Procedimenti Consob: per l’Avvocato generale della Corte Ue il diritto al silenzio va garantito

Nei procedimenti dinanzi alla Commissione nazionale per le società e la borsa (Consob), che sfociano in una sanzione sostanzialmente penale, il diritto al silenzio deve essere assicurato, garantendo la facoltà di non rispondere. È quanto sostiene l’Avvocato generale della Corte di giustizia dell’Unione europea Priit Pikamäe, nelle conclusioni depositate il 27 ottobre 2020 (C-481/19, consob) che, se confermate dalla Corte Ue, potrebbero cambiare il quadro sanzionatorio fissato dall’art. 187 del Testo unico sull’intermediazione finanziaria, nei casi di mancata cooperazione con le autorità di vigilanza. A sollevare la questione pregiudiziale d’interpretazione, è stata la Corte costituzionale italiana che, con l’ordinanza n. 117/2019, ha chiesto di chiarire se in base alle regole Ue (in particolare con riguardo a talune norme della direttiva n. 2003/6 relativa all’abuso di informazioni privilegiate e alla manipolazione del mercato e del regolamento n. 596/2014 sugli abusi di mercato) coloro che siano sospettati di market abuse abbiano diritto di non rispondere o se il diritto al silenzio valga solo nei procedimenti propriamente penali.
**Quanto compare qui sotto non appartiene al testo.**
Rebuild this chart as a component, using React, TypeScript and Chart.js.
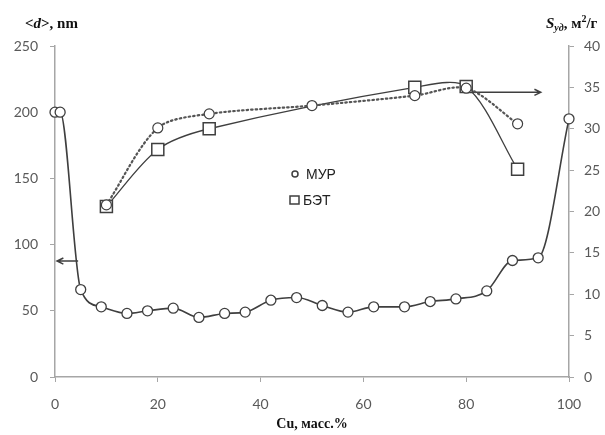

L’Avvocato generale è partito dal contenuto delle norme della Carta dei diritti fondamentali dell’Unione europea e, in particolare, dagli articoli 47 (equo processo) e 48 (presunzione d’innocenza) che assicurano, implicitamente, il diritto al silenzio. La direttiva n. 2003/6 e il regolamento n. 596/2014 impongono agli Stati di sanzionare l’utilizzazione illecita di informazioni privilegiate e la mancata collaborazione degli interessati nelle indagini delle autorità di vigilanza, ma chiarendo che ciò deve avvenire nel rispetto dei diritti fondamentali. L’Avvocato generale ha precisato che le sentenze pronunciate sinora dalla Corte Ue in materia di concorrenza hanno riguardato in particolare le persone giuridiche e non possono essere applicate per analogia ad altri contesti. Inoltre, con gli atti indicati l’Unione europea ha lasciato ampio potere discrezionale agli Stati in materia sanzionatoria e questo implica che una sanzione può essere esclusa in conseguenza del riconoscimento dei diritti fondamentali “che la Carta associa alle sanzioni aventi natura penale”.  La chiave di volta, però, è la clausola di omogeneità contenuta nell’articolo 52 della Carta dei diritti fondamentali in base al quale il significato e la portata dei diritti fissati nella Carta, che corrispondono a quelli della Convenzione europea dei diritti dell’uomo, devono essere uguali a quelli assicurati da Strasburgo. E sul punto, la giurisprudenza della Corte europea è stata chiara perché per Strasburgo, in base all’articolo 6, il diritto al silenzio deve essere assicurato anche nei procedimenti amministrativi che conducono a sanzioni sostanzialmente penali. La Corte europea ha già chiarito che le sanzioni adottate in Italia per recepire la direttiva n. 2003/6 rientrano nel nucleo del diritto penale (sentenza Grande Stevens). Così, ad avviso dell’Avvocato generale, le norme Ue vanno interpretate assicurando il diritto a non autoaccusarsi anche nei procedimenti Consob.